Exercise instructions:
Include in the output exactly the lines from the opening of the data through the line containing "nan = np.nan", and nothing more.

Exercise inputs:
* BEGIN *

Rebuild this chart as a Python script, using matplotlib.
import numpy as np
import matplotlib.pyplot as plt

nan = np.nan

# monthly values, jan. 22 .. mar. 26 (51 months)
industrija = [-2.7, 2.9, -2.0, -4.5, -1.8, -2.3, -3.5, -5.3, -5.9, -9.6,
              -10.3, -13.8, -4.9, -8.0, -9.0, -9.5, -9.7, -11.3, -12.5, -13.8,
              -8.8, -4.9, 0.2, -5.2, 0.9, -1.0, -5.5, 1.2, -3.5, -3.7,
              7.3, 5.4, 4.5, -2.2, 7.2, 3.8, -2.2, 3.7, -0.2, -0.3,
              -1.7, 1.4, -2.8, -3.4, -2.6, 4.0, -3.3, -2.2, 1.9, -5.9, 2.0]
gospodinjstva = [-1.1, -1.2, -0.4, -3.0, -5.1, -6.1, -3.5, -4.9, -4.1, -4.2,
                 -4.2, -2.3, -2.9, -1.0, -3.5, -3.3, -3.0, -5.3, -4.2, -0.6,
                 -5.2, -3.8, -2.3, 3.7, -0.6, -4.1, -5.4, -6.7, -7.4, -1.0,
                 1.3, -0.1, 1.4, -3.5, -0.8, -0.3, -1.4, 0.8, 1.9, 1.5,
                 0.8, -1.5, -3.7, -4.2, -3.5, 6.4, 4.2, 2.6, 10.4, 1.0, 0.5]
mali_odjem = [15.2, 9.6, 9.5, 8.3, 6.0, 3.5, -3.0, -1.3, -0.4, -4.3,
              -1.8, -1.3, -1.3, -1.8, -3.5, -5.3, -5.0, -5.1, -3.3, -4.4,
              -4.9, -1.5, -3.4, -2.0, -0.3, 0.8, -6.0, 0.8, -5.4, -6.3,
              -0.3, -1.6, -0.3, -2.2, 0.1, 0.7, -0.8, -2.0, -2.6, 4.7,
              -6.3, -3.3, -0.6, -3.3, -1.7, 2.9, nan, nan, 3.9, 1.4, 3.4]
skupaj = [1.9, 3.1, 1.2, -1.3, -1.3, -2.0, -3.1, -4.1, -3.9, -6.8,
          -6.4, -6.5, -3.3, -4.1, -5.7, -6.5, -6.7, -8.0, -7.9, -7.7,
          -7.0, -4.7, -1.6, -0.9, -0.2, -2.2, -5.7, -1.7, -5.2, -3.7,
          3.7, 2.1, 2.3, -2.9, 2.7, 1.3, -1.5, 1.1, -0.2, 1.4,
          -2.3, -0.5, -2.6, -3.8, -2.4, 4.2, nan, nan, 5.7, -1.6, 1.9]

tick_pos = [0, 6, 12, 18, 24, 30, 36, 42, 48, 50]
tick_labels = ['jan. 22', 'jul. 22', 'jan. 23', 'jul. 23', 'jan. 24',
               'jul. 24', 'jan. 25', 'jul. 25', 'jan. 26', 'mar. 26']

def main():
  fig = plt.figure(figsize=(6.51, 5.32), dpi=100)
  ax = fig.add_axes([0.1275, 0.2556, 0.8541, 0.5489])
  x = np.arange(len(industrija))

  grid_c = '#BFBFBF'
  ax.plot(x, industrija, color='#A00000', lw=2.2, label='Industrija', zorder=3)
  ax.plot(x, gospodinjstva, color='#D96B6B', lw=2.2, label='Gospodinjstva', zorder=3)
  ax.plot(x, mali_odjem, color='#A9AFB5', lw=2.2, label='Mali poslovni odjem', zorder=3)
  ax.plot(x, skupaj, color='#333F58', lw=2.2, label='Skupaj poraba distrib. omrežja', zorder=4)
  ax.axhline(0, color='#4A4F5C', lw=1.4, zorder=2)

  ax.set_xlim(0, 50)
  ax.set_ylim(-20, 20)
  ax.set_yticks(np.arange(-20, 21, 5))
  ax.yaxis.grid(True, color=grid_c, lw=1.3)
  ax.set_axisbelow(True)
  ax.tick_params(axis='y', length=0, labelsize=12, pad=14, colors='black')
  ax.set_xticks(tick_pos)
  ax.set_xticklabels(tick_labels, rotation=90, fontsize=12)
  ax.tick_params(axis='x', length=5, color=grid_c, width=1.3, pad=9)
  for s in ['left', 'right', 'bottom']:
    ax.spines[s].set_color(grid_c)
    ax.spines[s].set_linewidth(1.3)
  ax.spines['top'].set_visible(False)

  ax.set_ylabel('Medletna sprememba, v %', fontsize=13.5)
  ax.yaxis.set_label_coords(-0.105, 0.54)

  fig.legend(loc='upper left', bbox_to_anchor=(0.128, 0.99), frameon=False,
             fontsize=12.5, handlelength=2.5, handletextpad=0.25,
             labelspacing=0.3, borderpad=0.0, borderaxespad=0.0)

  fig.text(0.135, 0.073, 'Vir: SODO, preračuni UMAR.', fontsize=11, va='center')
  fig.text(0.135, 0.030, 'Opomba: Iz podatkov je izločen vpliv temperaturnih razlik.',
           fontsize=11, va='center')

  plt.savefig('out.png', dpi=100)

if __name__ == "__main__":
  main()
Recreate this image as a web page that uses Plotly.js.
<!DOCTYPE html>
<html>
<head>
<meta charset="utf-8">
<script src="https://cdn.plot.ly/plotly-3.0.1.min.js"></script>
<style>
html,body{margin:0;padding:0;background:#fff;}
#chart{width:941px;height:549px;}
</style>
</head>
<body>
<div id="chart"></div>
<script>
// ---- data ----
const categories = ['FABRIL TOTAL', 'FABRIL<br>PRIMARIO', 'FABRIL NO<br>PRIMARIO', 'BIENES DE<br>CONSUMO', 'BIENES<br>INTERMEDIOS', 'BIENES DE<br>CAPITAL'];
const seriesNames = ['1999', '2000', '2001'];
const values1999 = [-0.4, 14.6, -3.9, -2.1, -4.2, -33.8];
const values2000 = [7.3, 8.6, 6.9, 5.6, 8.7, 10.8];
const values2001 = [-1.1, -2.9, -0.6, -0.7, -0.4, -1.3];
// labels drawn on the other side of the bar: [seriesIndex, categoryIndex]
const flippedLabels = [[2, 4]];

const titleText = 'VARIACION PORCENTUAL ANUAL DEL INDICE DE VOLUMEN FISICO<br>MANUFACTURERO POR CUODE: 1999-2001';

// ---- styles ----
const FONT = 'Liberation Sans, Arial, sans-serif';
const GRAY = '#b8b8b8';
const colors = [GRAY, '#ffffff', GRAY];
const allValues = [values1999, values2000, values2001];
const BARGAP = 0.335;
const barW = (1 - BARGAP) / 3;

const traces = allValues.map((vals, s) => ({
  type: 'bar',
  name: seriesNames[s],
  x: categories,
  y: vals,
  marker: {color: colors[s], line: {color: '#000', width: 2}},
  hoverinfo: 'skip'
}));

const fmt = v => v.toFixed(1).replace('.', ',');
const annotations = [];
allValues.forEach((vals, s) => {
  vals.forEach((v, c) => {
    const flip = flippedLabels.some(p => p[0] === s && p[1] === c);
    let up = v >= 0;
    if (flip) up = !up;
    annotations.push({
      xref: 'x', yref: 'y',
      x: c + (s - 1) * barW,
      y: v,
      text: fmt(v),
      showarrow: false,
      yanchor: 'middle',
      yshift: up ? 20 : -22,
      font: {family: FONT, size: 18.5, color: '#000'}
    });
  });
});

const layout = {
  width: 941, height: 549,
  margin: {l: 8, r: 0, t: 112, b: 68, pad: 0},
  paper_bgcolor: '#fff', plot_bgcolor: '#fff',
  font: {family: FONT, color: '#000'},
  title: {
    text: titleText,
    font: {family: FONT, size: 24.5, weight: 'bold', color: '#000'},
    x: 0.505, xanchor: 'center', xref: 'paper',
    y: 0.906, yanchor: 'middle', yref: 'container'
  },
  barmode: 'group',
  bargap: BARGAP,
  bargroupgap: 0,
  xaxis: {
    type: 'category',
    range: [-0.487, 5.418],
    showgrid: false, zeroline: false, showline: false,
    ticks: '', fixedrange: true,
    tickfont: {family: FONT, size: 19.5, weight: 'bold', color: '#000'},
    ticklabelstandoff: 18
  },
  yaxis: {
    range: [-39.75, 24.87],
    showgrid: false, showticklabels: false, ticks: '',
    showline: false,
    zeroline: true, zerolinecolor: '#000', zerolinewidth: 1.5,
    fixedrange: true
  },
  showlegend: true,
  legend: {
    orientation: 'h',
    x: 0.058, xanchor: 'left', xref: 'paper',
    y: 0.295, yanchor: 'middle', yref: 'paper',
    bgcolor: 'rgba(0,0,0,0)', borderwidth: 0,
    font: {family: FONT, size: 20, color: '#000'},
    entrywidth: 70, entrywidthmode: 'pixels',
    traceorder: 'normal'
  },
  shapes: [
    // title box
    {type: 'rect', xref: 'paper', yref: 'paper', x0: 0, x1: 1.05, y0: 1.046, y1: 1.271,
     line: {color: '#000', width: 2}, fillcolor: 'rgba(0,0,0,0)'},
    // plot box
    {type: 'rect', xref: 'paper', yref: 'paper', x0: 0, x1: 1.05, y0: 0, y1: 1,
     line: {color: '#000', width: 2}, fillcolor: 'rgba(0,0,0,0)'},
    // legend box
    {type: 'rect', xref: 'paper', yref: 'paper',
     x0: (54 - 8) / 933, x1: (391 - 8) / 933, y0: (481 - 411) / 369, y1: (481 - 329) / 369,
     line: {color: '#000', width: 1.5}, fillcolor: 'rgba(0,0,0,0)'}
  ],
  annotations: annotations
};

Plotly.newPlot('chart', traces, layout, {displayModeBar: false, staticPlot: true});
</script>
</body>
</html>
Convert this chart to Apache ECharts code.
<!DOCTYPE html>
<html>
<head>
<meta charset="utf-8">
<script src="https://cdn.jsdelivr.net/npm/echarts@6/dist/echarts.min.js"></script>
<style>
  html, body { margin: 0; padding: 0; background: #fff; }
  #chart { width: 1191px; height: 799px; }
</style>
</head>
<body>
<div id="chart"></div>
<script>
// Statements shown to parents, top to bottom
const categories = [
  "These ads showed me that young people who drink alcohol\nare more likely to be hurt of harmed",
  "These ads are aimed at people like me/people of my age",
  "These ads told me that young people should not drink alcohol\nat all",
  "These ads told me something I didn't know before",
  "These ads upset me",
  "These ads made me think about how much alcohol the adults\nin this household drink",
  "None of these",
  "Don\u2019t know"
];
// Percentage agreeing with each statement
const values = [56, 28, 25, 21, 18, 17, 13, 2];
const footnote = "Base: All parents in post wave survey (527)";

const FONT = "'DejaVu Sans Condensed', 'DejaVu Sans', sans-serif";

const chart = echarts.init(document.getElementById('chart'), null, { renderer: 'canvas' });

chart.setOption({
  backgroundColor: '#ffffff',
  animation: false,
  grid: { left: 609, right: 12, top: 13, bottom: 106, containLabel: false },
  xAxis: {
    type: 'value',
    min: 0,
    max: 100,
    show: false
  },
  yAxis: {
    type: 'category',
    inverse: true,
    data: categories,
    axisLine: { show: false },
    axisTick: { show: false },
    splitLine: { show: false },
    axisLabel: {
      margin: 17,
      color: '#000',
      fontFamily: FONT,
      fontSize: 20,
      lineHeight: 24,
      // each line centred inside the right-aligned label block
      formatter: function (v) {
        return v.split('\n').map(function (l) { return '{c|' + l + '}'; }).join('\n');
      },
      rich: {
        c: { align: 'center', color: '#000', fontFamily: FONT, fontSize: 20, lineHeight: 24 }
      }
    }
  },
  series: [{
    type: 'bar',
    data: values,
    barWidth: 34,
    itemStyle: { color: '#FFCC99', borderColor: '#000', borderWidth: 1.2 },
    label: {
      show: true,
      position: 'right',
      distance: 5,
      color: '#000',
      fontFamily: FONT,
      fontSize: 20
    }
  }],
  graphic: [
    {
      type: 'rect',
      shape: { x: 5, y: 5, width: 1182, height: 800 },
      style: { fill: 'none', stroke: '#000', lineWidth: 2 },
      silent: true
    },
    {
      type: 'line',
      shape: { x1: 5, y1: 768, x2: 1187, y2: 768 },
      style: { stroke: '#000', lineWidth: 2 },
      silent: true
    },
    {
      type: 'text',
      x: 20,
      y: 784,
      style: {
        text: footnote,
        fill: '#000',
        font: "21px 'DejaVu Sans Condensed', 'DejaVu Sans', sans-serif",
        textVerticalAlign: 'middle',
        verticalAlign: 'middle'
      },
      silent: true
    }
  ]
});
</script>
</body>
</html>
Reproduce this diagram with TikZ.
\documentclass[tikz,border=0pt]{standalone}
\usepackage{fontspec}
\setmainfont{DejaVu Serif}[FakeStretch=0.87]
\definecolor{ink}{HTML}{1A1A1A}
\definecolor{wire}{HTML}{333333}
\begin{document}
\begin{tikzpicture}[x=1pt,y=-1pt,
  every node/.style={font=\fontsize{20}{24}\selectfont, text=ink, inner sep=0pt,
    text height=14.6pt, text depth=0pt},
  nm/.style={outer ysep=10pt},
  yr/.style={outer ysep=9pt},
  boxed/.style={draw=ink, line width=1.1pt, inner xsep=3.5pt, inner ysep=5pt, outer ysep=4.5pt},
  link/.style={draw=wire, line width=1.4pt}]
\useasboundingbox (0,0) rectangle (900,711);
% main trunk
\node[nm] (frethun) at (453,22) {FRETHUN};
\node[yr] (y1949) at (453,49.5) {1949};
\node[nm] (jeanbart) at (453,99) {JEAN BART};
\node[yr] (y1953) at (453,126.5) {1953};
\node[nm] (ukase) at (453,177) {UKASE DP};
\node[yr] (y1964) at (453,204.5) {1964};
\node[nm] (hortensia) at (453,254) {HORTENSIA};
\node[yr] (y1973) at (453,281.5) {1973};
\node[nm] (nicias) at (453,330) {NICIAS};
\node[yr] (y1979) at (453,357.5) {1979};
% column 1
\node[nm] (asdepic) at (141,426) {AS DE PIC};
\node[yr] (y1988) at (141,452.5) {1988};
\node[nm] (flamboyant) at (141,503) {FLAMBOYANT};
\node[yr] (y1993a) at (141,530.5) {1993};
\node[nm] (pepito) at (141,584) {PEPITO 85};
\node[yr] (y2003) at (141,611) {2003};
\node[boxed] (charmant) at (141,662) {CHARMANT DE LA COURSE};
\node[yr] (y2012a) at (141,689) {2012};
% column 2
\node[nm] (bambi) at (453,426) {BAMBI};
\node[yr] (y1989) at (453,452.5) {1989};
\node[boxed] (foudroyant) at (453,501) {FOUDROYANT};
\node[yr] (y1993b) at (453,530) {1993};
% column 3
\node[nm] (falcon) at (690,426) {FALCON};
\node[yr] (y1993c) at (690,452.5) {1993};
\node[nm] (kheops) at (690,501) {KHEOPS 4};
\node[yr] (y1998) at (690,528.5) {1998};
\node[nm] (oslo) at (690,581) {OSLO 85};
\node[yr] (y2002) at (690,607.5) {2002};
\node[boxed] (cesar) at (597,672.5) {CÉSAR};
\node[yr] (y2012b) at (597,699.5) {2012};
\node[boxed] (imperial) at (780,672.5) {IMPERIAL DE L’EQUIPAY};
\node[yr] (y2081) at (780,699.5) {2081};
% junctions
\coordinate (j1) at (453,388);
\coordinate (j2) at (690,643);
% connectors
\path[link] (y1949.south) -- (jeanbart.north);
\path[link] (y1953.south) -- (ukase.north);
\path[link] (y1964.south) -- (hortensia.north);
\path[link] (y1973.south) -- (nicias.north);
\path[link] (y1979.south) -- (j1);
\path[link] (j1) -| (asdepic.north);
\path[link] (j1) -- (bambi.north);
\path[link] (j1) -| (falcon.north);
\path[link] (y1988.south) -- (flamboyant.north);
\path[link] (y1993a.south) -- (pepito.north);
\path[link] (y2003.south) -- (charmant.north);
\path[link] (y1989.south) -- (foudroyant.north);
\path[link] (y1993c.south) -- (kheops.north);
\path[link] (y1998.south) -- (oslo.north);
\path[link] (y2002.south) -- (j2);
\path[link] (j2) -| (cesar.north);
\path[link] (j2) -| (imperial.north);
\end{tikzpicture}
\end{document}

* END *

Solution to this problem:
Rebuild this chart as a Python script, using matplotlib.
import numpy as np
import matplotlib.pyplot as plt

nan = np.nan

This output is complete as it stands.